Experts Warn Republicans About House Mass Exodus

( – Only last year, Republicans in the House of Representatives were bickering amongst themselves over the speakership. Even now, the new Speaker, Republican Louisiana Representative Mike Johnson, could lose his seat without even holding it for a year. And then there’s the surprise announcement of Republican Kentucky Senator Mitch McConnell that he is stepping away from the GOP’s leadership come November.

Political experts warn that the loss of veteran lawmakers from the GOP’s ranks of decision-makers does not bode well for the party.

Speaking to the Daily Caller, Kevin Kosar, who is a co-founder of the Legislative Branch Working Group said that the Republican party is losing “seasoned chairpersons” who have great experience working with other legislators on both sides of the aisle, know the ins and outs of leading committees and “have great sway over policy-making and oversight of the executive branch.”

Kosar, who was also a former acting research manager of the Congressional Research Service, said that the loss of “many very good legislators” should be “particularly distressing” for the GOP.

“[I]t’s never great to lose people with years of expertise,” Josh Chafetz, a law and politics professor at Georgetown University, told the news outlet.

That so many leaders among its ranks have decided to step down is “not a great sign” for the party, Chafetz added, saying that such moves imply that many believe that the Republican party will soon lose its control of the Chamber.

Besides McConnell, a number of Republican committee chairs in Congress are calling it quits—Texas’ Kay Granger, from Appropriations; Washington’s Cathy McMorris Rodgers, from Energy and Commerce; North Carolina’s Patrick McHenry, from Financial Services; and Wisconsin’s Mike Gallagher, who chairs the House Select Committee on Strategic Competition with the Chinese Communist Party.
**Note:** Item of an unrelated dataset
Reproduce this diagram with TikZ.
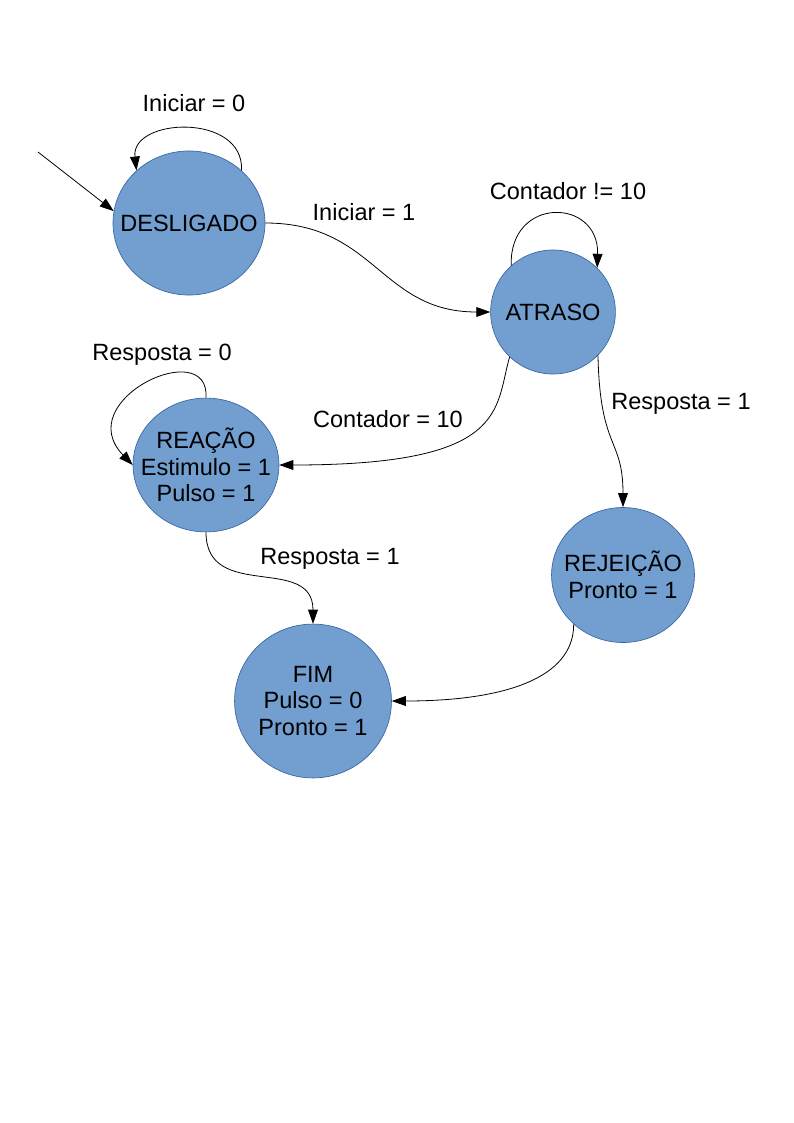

Mark Green, who represents the 7th congressional district of Tennessee and is chairman of the House Homeland Security Committee, has also said that he plans to retire, but is reportedly having second thoughts.

All in all, 21 Republicans have indicated that they will not be running for re-election for their Congressional seats in November. Some have said that they will be retiring, while others have chosen to run for a different position.